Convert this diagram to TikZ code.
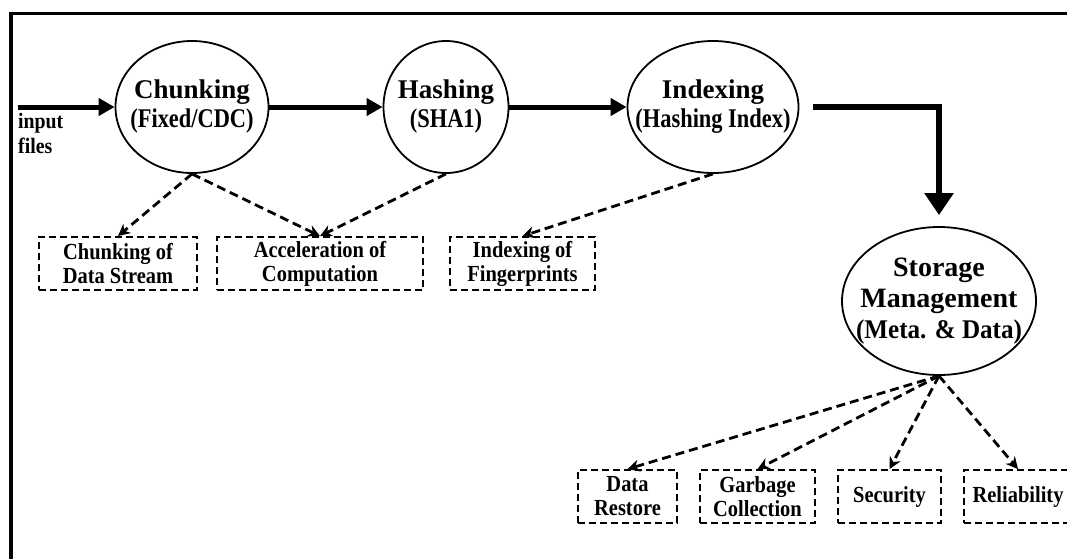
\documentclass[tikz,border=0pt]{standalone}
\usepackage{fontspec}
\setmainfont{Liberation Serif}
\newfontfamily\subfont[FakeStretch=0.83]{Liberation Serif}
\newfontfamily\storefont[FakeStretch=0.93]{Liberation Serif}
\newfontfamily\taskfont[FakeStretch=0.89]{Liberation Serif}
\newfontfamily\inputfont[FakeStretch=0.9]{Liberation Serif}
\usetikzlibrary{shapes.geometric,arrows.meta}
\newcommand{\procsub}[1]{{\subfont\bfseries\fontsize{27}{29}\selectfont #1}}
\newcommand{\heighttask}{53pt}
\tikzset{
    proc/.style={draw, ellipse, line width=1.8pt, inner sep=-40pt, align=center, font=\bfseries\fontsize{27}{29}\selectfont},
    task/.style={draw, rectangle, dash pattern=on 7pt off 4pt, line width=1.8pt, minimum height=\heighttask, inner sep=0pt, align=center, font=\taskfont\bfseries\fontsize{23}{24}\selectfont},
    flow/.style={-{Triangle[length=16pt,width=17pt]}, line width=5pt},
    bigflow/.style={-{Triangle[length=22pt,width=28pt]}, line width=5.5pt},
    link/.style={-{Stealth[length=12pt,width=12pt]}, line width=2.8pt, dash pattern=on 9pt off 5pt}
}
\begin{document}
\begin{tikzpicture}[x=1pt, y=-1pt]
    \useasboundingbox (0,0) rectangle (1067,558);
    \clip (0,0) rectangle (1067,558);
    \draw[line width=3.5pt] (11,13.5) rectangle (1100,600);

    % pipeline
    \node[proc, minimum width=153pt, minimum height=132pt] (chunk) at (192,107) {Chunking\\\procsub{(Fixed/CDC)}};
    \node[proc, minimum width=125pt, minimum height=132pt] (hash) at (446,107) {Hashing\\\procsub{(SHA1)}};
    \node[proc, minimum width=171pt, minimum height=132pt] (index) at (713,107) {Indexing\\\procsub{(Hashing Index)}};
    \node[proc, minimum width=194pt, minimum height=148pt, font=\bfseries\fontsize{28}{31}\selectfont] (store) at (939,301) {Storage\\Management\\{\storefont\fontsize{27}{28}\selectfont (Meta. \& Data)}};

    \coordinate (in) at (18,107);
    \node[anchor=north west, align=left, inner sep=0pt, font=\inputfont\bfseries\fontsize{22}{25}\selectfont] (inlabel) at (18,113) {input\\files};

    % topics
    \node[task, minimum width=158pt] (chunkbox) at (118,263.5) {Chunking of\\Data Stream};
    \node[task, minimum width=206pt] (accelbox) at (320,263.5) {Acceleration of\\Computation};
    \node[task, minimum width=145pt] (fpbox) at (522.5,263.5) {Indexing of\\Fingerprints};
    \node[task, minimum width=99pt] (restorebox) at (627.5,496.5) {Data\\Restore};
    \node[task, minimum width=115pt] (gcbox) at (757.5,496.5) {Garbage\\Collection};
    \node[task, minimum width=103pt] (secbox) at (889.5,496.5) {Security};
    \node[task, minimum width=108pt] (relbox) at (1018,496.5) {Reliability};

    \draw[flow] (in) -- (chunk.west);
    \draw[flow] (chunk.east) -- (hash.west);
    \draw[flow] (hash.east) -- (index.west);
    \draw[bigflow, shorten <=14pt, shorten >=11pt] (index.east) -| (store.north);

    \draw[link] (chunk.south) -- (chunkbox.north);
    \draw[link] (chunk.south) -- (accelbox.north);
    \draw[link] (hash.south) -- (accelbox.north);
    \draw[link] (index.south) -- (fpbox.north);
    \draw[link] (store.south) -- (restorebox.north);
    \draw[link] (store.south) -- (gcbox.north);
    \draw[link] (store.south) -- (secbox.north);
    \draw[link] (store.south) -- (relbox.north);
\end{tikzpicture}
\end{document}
* * *
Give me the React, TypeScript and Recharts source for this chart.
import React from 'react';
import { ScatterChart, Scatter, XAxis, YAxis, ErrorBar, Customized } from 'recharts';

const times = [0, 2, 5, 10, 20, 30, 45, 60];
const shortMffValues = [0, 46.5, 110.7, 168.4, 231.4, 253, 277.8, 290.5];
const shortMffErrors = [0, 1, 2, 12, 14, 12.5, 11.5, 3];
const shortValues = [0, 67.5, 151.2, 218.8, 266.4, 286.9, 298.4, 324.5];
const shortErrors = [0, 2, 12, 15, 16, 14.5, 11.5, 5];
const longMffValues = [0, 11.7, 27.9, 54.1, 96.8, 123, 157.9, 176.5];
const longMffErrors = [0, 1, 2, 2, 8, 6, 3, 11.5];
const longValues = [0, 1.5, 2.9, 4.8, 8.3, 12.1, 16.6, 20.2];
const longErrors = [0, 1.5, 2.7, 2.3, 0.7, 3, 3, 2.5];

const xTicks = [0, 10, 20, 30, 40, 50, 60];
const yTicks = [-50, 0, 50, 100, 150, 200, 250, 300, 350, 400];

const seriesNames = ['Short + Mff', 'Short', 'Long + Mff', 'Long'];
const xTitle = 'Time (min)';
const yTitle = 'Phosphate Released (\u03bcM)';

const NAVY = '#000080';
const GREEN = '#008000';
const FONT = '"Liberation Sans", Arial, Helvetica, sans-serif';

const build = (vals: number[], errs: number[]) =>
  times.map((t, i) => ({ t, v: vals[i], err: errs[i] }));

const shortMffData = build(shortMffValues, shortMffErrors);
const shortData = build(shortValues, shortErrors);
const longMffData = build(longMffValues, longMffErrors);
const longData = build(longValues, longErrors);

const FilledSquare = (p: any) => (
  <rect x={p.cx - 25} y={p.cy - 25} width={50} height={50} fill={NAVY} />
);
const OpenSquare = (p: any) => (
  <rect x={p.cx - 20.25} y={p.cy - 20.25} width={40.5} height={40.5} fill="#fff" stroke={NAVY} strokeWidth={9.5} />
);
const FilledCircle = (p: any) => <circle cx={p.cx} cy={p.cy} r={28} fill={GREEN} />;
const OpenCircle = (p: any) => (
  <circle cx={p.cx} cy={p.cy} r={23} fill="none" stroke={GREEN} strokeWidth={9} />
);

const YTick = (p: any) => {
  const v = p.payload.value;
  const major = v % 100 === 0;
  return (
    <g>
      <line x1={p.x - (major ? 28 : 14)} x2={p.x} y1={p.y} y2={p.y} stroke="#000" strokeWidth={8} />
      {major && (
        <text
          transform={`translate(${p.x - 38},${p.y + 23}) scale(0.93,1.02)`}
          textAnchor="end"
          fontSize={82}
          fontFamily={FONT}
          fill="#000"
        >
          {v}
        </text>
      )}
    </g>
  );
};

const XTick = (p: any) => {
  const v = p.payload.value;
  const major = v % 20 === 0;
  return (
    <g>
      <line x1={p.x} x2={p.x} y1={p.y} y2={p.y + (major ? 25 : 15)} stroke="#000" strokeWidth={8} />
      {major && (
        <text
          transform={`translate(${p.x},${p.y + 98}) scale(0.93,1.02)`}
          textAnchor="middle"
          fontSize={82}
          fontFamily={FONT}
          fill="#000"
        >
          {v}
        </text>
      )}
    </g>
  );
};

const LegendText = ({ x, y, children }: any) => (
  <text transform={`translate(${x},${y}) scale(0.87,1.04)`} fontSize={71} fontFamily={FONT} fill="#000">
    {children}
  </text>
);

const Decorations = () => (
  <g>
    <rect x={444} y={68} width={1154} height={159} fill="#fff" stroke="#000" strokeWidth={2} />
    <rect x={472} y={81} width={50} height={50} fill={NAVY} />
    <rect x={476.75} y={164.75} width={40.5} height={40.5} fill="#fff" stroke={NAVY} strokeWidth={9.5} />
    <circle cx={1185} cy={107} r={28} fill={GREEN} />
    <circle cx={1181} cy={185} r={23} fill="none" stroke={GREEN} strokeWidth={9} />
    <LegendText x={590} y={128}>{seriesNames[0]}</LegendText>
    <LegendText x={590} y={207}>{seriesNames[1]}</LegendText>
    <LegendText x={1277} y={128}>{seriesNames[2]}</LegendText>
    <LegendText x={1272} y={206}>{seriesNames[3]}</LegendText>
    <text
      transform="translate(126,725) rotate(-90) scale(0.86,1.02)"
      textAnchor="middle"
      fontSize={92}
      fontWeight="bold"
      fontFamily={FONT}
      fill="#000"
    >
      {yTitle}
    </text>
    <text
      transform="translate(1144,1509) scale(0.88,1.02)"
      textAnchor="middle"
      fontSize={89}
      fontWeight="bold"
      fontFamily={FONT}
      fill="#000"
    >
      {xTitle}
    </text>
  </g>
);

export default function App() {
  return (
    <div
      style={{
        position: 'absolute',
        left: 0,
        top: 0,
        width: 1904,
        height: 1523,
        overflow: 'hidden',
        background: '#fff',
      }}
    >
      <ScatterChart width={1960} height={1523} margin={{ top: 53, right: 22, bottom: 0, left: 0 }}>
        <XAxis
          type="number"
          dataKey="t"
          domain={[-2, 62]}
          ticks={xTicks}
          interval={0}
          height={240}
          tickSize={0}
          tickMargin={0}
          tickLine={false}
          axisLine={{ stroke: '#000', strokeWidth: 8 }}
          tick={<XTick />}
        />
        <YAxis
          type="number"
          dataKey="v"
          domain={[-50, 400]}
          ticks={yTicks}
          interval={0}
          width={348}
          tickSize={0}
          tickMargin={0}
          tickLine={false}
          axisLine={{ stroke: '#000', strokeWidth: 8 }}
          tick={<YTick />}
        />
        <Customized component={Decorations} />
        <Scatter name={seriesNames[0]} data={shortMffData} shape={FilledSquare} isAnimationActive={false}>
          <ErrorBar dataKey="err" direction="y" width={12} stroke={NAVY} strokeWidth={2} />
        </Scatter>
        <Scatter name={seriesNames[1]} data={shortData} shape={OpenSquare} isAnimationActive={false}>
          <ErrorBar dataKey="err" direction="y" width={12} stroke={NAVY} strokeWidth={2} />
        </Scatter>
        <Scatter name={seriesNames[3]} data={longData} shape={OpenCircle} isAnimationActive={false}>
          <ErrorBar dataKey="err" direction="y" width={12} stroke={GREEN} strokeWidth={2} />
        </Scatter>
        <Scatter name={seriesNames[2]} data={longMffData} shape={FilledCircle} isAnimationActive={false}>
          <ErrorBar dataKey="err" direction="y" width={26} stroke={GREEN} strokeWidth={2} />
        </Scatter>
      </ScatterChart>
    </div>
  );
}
==
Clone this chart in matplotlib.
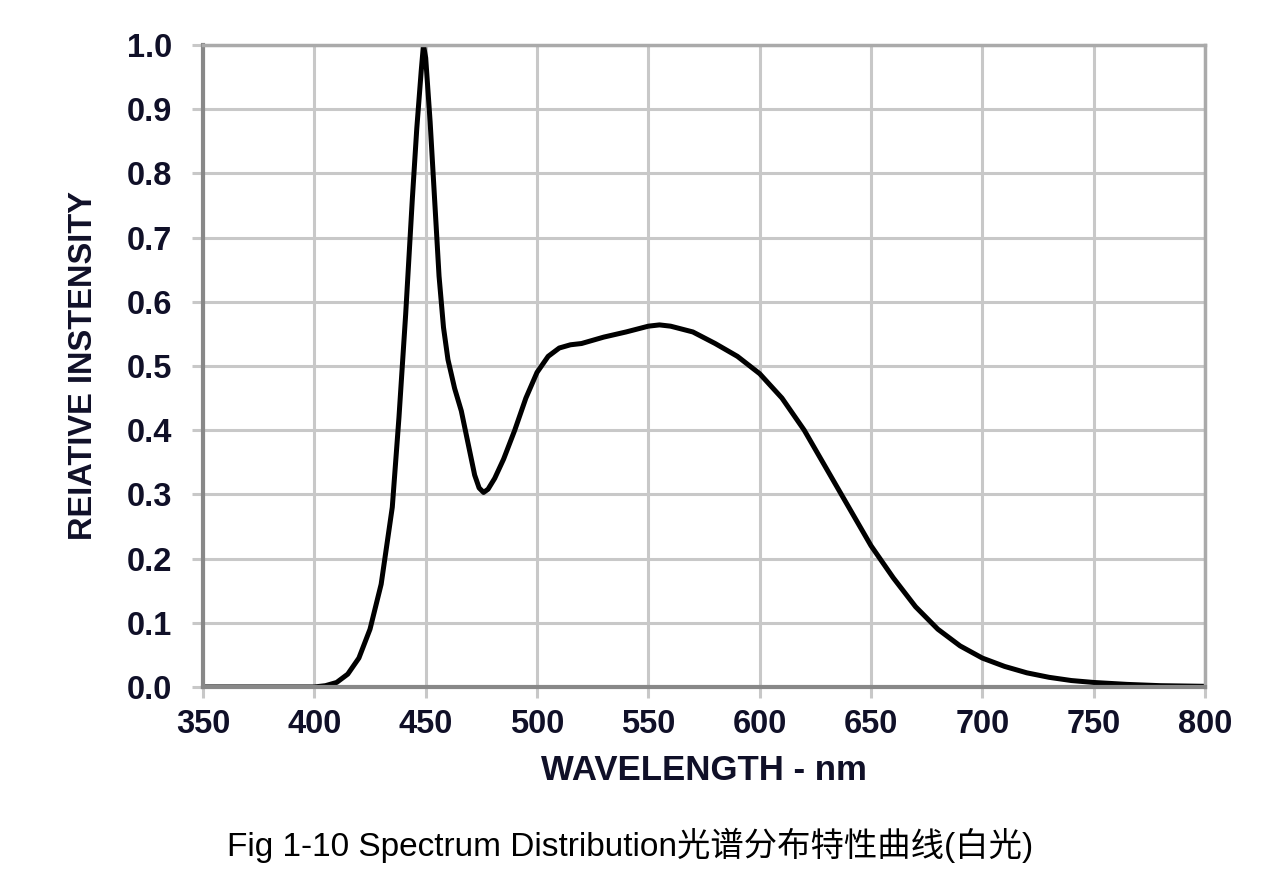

▸ Task brief
Give back the exact lines above, running from the one that has "Convert this diagram to TikZ code." through the one that has "minimum width=194pt, minimum", with nothing added and no pictures.

▸ Complete answer
Convert this diagram to TikZ code.
\documentclass[tikz,border=0pt]{standalone}
\usepackage{fontspec}
\setmainfont{Liberation Serif}
\newfontfamily\subfont[FakeStretch=0.83]{Liberation Serif}
\newfontfamily\storefont[FakeStretch=0.93]{Liberation Serif}
\newfontfamily\taskfont[FakeStretch=0.89]{Liberation Serif}
\newfontfamily\inputfont[FakeStretch=0.9]{Liberation Serif}
\usetikzlibrary{shapes.geometric,arrows.meta}
\newcommand{\procsub}[1]{{\subfont\bfseries\fontsize{27}{29}\selectfont #1}}
\newcommand{\heighttask}{53pt}
\tikzset{
    proc/.style={draw, ellipse, line width=1.8pt, inner sep=-40pt, align=center, font=\bfseries\fontsize{27}{29}\selectfont},
    task/.style={draw, rectangle, dash pattern=on 7pt off 4pt, line width=1.8pt, minimum height=\heighttask, inner sep=0pt, align=center, font=\taskfont\bfseries\fontsize{23}{24}\selectfont},
    flow/.style={-{Triangle[length=16pt,width=17pt]}, line width=5pt},
    bigflow/.style={-{Triangle[length=22pt,width=28pt]}, line width=5.5pt},
    link/.style={-{Stealth[length=12pt,width=12pt]}, line width=2.8pt, dash pattern=on 9pt off 5pt}
}
\begin{document}
\begin{tikzpicture}[x=1pt, y=-1pt]
    \useasboundingbox (0,0) rectangle (1067,558);
    \clip (0,0) rectangle (1067,558);
    \draw[line width=3.5pt] (11,13.5) rectangle (1100,600);

    % pipeline
    \node[proc, minimum width=153pt, minimum height=132pt] (chunk) at (192,107) {Chunking\\\procsub{(Fixed/CDC)}};
    \node[proc, minimum width=125pt, minimum height=132pt] (hash) at (446,107) {Hashing\\\procsub{(SHA1)}};
    \node[proc, minimum width=171pt, minimum height=132pt] (index) at (713,107) {Indexing\\\procsub{(Hashing Index)}};
    \node[proc, minimum width=194pt, minimum height=148pt, font=\bfseries\fontsize{28}{31}\selectfont] (store) at (939,301) {Storage\\Management\\{\storefont\fontsize{27}{28}\selectfont (Meta. \& Data)}};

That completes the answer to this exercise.